[THE PROBLEM]
Pictures stay out of this copy, which runs from the first line of the material through the line containing "0, 0, 0, 0, 0];".

[DATASET CONTENT]
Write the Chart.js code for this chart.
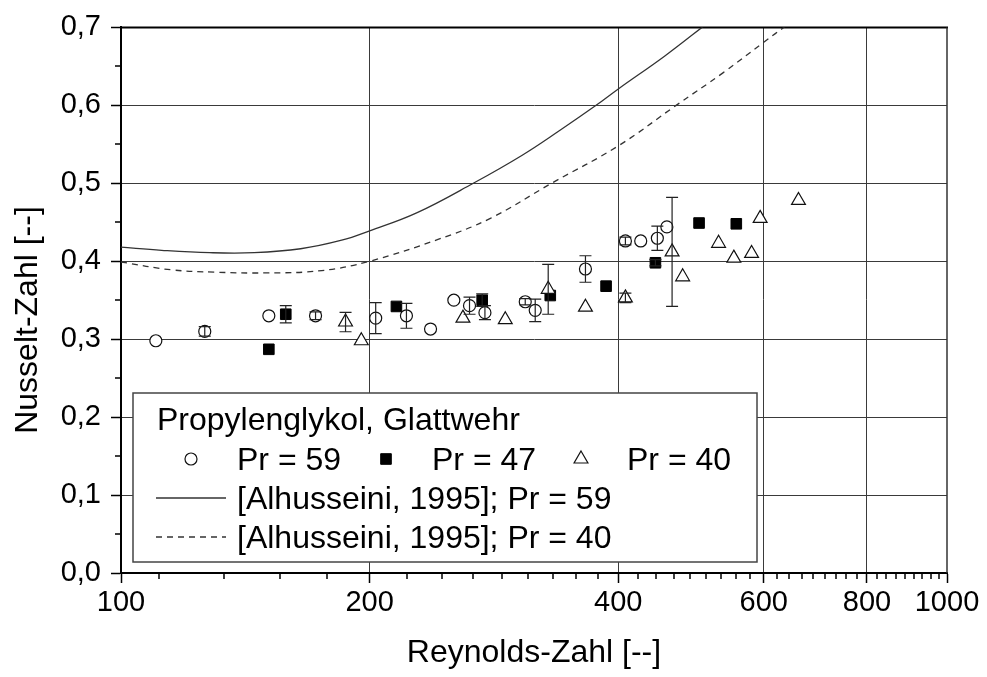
<!DOCTYPE html>
<html>
<head>
<meta charset="utf-8">
<script src="https://cdn.jsdelivr.net/npm/chart.js@4.4.1/dist/chart.umd.min.js"></script>
<style>
  html, body { margin: 0; padding: 0; background: #fff; }
  #wrap { width: 987px; height: 677px; }
</style>
</head>
<body>
<div id="wrap"><canvas id="c" width="987" height="677"></canvas></div>
<script>
// Axis ticks
const reTickValues = [100, 200, 400, 600, 800, 1000];
const reMinorTicks = [111.1, 133.3, 155.6, 177.8, 222.2, 244.4, 266.7, 288.9, 311.1, 333.3, 355.6, 377.8,
  422.2, 444.4, 466.7, 488.9, 511.1, 533.3, 555.6, 577.8, 622.2, 644.4, 666.7, 688.9, 711.1, 733.3, 755.6, 777.8,
  822.2, 844.4, 866.7, 888.9, 911.1, 933.3, 955.6, 977.8];
const nuTickValues = [0, 0.1, 0.2, 0.3, 0.4, 0.5, 0.6, 0.7];
const nuMinorTicks = [0.05, 0.15, 0.25, 0.35, 0.45, 0.55, 0.65];

// Measurements, Pr = 59
const re59  = [110.2, 126.3, 151, 172, 203.4, 221.6, 237, 252.9, 264.2, 275.8, 308.6, 317.3, 365, 408, 425.8, 446, 458];
const nu59  = [0.298, 0.310, 0.330, 0.330, 0.327, 0.330, 0.313, 0.350, 0.343, 0.334, 0.348, 0.337, 0.390, 0.426, 0.426, 0.4295, 0.444];
const err59 = [0, 0.006, 0, 0.005, 0.020, 0.016, 0, 0, 0.011, 0.009, 0.004, 0.0145, 0.017, 0.005, 0, 0.0155, 0];

// Measurements, Pr = 47
const re47  = [151, 158.3, 215.5, 273.7, 330.9, 386.6, 443.6, 501, 555.8];
const nu47  = [0.287, 0.332, 0.342, 0.350, 0.356, 0.368, 0.398, 0.449, 0.448];
const err47 = [0, 0.011, 0, 0.008, 0, 0, 0.004, 0, 0];

// Measurements, Pr = 40
const re40  = [187, 195.4, 259.4, 291.9, 329, 365, 408, 464.7, 478.6, 529, 552, 580, 594, 661];
const nu40  = [0.322, 0.298, 0.327, 0.325, 0.364, 0.341, 0.353, 0.412, 0.380, 0.423, 0.404, 0.410, 0.455, 0.478];
const err40 = [0.0125, 0, 0, 0, 0.032, 0, 0.006, 0.070, 0, 0, 0, 0, 0, 0];

// Correlation [Alhusseini, 1995]
const reAlh59 = [100, 112, 128, 145, 165, 185, 200, 228, 267, 306, 340, 376, 400, 455, 505, 520];
const nuAlh59 = [0.418, 0.414, 0.411, 0.411, 0.416, 0.427, 0.439, 0.462, 0.500, 0.536, 0.568, 0.600, 0.621, 0.663, 0.700, 0.711];
const reAlh40 = [100, 115, 130, 150, 175, 200, 242, 280, 332, 400, 470, 536, 600, 640];
const nuAlh40 = [0.399, 0.389, 0.386, 0.385, 0.388, 0.400, 0.428, 0.455, 0.500, 0.548, 0.600, 0.642, 0.681, 0.703];

const FONT = "'Liberation Sans', Arial, sans-serif";
const toXY = (xs, ys) => xs.map((x, i) => ({ x: x, y: ys[i] }));

const circleStyle = { pointStyle: 'circle', pointRadius: 6, pointBackgroundColor: '#fff', pointBorderColor: '#111', pointBorderWidth: 1.2 };
const squareStyle = { pointStyle: 'rect', pointRadius: 7.5, pointBackgroundColor: '#000', pointBorderColor: '#000', pointBorderWidth: 1 };
const triangleStyle = { pointStyle: 'triangle', pointRadius: 8, pointBackgroundColor: '#fff', pointBorderColor: '#111', pointBorderWidth: 1.2 };

const errorSeries = [
  { re: re59, nu: nu59, err: err59 },
  { re: re47, nu: nu47, err: err47 },
  { re: re40, nu: nu40, err: err40 }
];

// Border on top and right, plus the short minor ticks
const framePlugin = {
  id: 'frame',
  beforeDatasetsDraw(chart) {
    const { ctx, chartArea: a, scales: { x, y } } = chart;
    ctx.save();
    ctx.strokeStyle = '#000';
    ctx.lineWidth = 2;
    ctx.beginPath();
    ctx.moveTo(a.left - 1, a.top);
    ctx.lineTo(a.right + 1, a.top);
    ctx.stroke();
    ctx.strokeStyle = '#333';
    ctx.lineWidth = 1.5;
    ctx.beginPath();
    ctx.moveTo(a.right, a.top);
    ctx.lineTo(a.right, a.bottom);
    ctx.stroke();
    ctx.strokeStyle = '#000';
    ctx.lineWidth = 1.5;
    ctx.beginPath();
    for (const v of reMinorTicks) {
      const px = Math.round(x.getPixelForValue(v));
      ctx.moveTo(px, a.bottom);
      ctx.lineTo(px, a.bottom + 6);
    }
    for (const v of nuMinorTicks) {
      const py = Math.round(y.getPixelForValue(v));
      ctx.moveTo(a.left - 6, py);
      ctx.lineTo(a.left, py);
    }
    ctx.stroke();
    ctx.restore();
  }
};

// Vertical error bars with caps
const errorBarPlugin = {
  id: 'errorBars',
  afterDatasetsDraw(chart) {
    const { ctx, scales: { x, y } } = chart;
    ctx.save();
    ctx.strokeStyle = '#222';
    ctx.lineWidth = 1.2;
    for (const s of errorSeries) {
      s.err.forEach((e, i) => {
        if (!e) return;
        const px = x.getPixelForValue(s.re[i]);
        const top = y.getPixelForValue(s.nu[i] + e);
        const bot = y.getPixelForValue(s.nu[i] - e);
        ctx.beginPath();
        ctx.moveTo(px, top); ctx.lineTo(px, bot);
        ctx.moveTo(px - 6, top); ctx.lineTo(px + 6, top);
        ctx.moveTo(px - 6, bot); ctx.lineTo(px + 6, bot);
        ctx.stroke();
      });
    }
    ctx.restore();
  }
};

// Legend box inside the plot, y-axis title
const legendPlugin = {
  id: 'boxLegend',
  afterDraw(chart) {
    const ctx = chart.ctx;
    const ds = chart.data.datasets;
    ctx.save();
    const L = 133, T = 393, R = 757, B = 562;
    ctx.fillStyle = '#fff';
    ctx.fillRect(L, T, R - L, B - T);
    ctx.strokeStyle = '#444';
    ctx.lineWidth = 1.5;
    ctx.strokeRect(L, T, R - L, B - T);

    ctx.fillStyle = '#000';
    ctx.font = '32px ' + FONT;
    ctx.textAlign = 'left';
    ctx.textBaseline = 'alphabetic';
    ctx.fillText('Propylenglykol, Glattwehr', 157, 430);

    const markerRow = [
      { d: ds[2], mx: 191, tx: 237 },
      { d: ds[3], mx: 386, tx: 432 },
      { d: ds[4], mx: 581, tx: 627 }
    ];
    for (const m of markerRow) {
      ctx.fillStyle = m.d.pointBackgroundColor;
      ctx.strokeStyle = m.d.pointBorderColor;
      ctx.lineWidth = m.d.pointBorderWidth;
      Chart.helpers.drawPoint(ctx, { pointStyle: m.d.pointStyle, radius: m.d.pointRadius, rotation: 0, borderWidth: m.d.pointBorderWidth }, m.mx, 459);
      ctx.fillStyle = '#000';
      ctx.fillText(m.d.label, m.tx, 470);
    }

    const lineRows = [{ d: ds[0], y: 498, ty: 509 }, { d: ds[1], y: 537, ty: 548 }];
    for (const r of lineRows) {
      ctx.strokeStyle = r.d.borderColor;
      ctx.lineWidth = r.d.borderWidth;
      ctx.setLineDash(r.d.borderDash || []);
      ctx.beginPath();
      ctx.moveTo(156, r.y);
      ctx.lineTo(226, r.y);
      ctx.stroke();
      ctx.setLineDash([]);
      ctx.fillStyle = '#000';
      ctx.fillText(r.d.label, 237, r.ty);
    }

    ctx.translate(37, 320);
    ctx.rotate(-Math.PI / 2);
    ctx.textAlign = 'center';
    ctx.fillText('Nusselt-Zahl [--]', 0, 0);
    ctx.restore();
  }
};

new Chart(document.getElementById('c'), {
  type: 'scatter',
  data: {
    datasets: [
      { label: '[Alhusseini, 1995]; Pr = 59', data: toXY(reAlh59, nuAlh59), showLine: true, pointRadius: 0,
        borderColor: '#333', borderWidth: 1.3, tension: 0.4, order: 10 },
      { label: '[Alhusseini, 1995]; Pr = 40', data: toXY(reAlh40, nuAlh40), showLine: true, pointRadius: 0,
        borderColor: '#333', borderWidth: 1.3, borderDash: [6, 5], tension: 0.4, order: 9 },
      Object.assign({ label: 'Pr = 59', data: toXY(re59, nu59), order: 3 }, circleStyle),
      Object.assign({ label: 'Pr = 47', data: toXY(re47, nu47), order: 2 }, squareStyle),
      Object.assign({ label: 'Pr = 40', data: toXY(re40, nu40), order: 1 }, triangleStyle)
    ]
  },
  options: {
    responsive: false,
    animation: false,
    devicePixelRatio: 1,
    layout: { padding: { top: 25, right: 40, left: 0, bottom: 0 } },
    plugins: { legend: { display: false }, tooltip: { enabled: false } },
    scales: {
      x: {
        type: 'logarithmic',
        min: 100, max: 1000,
        afterBuildTicks: (s) => { s.ticks = reTickValues.map(v => ({ value: v })); },
        afterFit: (s) => { s.height = 104; },
        ticks: {
          autoSkip: false, maxRotation: 0, color: '#000', padding: 3,
          font: { family: FONT, size: 29 },
          callback: (v) => String(v)
        },
        grid: {
          color: (c) => (c.tick && (c.tick.value === 100 || c.tick.value === 1000)) ? 'rgba(0,0,0,0)' : '#3a3a3a',
          lineWidth: 1, tickLength: 10, tickColor: '#000', tickWidth: 1.5
        },
        border: { display: true, color: '#000', width: 2 },
        title: { display: true, text: 'Reynolds-Zahl [--]', color: '#000', font: { family: FONT, size: 32 }, padding: { top: 0, bottom: 5 } }
      },
      y: {
        type: 'linear',
        min: 0, max: 0.7,
        afterBuildTicks: (s) => { s.ticks = nuTickValues.map(v => ({ value: v })); },
        afterFit: (s) => { s.width = 121; },
        ticks: {
          color: '#000', padding: 10,
          font: { family: FONT, size: 29 },
          callback: (v) => Number(v).toFixed(1).replace('.', ',')
        },
        grid: {
          color: (c) => (c.tick && (c.tick.value === 0 || c.tick.value === 0.7)) ? 'rgba(0,0,0,0)' : '#3a3a3a',
          lineWidth: 1, tickLength: 10, tickColor: '#000', tickWidth: 1.5
        },
        border: { display: true, color: '#000', width: 2 }
      }
    }
  },
  plugins: [framePlugin, errorBarPlugin, legendPlugin]
});
</script>
</body>
</html>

[FINISHED ANSWER]
Write the Chart.js code for this chart.
<!DOCTYPE html>
<html>
<head>
<meta charset="utf-8">
<script src="https://cdn.jsdelivr.net/npm/chart.js@4.4.1/dist/chart.umd.min.js"></script>
<style>
  html, body { margin: 0; padding: 0; background: #fff; }
  #wrap { width: 987px; height: 677px; }
</style>
</head>
<body>
<div id="wrap"><canvas id="c" width="987" height="677"></canvas></div>
<script>
// Axis ticks
const reTickValues = [100, 200, 400, 600, 800, 1000];
const reMinorTicks = [111.1, 133.3, 155.6, 177.8, 222.2, 244.4, 266.7, 288.9, 311.1, 333.3, 355.6, 377.8,
  422.2, 444.4, 466.7, 488.9, 511.1, 533.3, 555.6, 577.8, 622.2, 644.4, 666.7, 688.9, 711.1, 733.3, 755.6, 777.8,
  822.2, 844.4, 866.7, 888.9, 911.1, 933.3, 955.6, 977.8];
const nuTickValues = [0, 0.1, 0.2, 0.3, 0.4, 0.5, 0.6, 0.7];
const nuMinorTicks = [0.05, 0.15, 0.25, 0.35, 0.45, 0.55, 0.65];

// Measurements, Pr = 59
const re59  = [110.2, 126.3, 151, 172, 203.4, 221.6, 237, 252.9, 264.2, 275.8, 308.6, 317.3, 365, 408, 425.8, 446, 458];
const nu59  = [0.298, 0.310, 0.330, 0.330, 0.327, 0.330, 0.313, 0.350, 0.343, 0.334, 0.348, 0.337, 0.390, 0.426, 0.426, 0.4295, 0.444];
const err59 = [0, 0.006, 0, 0.005, 0.020, 0.016, 0, 0, 0.011, 0.009, 0.004, 0.0145, 0.017, 0.005, 0, 0.0155, 0];

// Measurements, Pr = 47
const re47  = [151, 158.3, 215.5, 273.7, 330.9, 386.6, 443.6, 501, 555.8];
const nu47  = [0.287, 0.332, 0.342, 0.350, 0.356, 0.368, 0.398, 0.449, 0.448];
const err47 = [0, 0.011, 0, 0.008, 0, 0, 0.004, 0, 0];

// Measurements, Pr = 40
const re40  = [187, 195.4, 259.4, 291.9, 329, 365, 408, 464.7, 478.6, 529, 552, 580, 594, 661];
const nu40  = [0.322, 0.298, 0.327, 0.325, 0.364, 0.341, 0.353, 0.412, 0.380, 0.423, 0.404, 0.410, 0.455, 0.478];
const err40 = [0.0125, 0, 0, 0, 0.032, 0, 0.006, 0.070, 0, 0, 0, 0, 0, 0];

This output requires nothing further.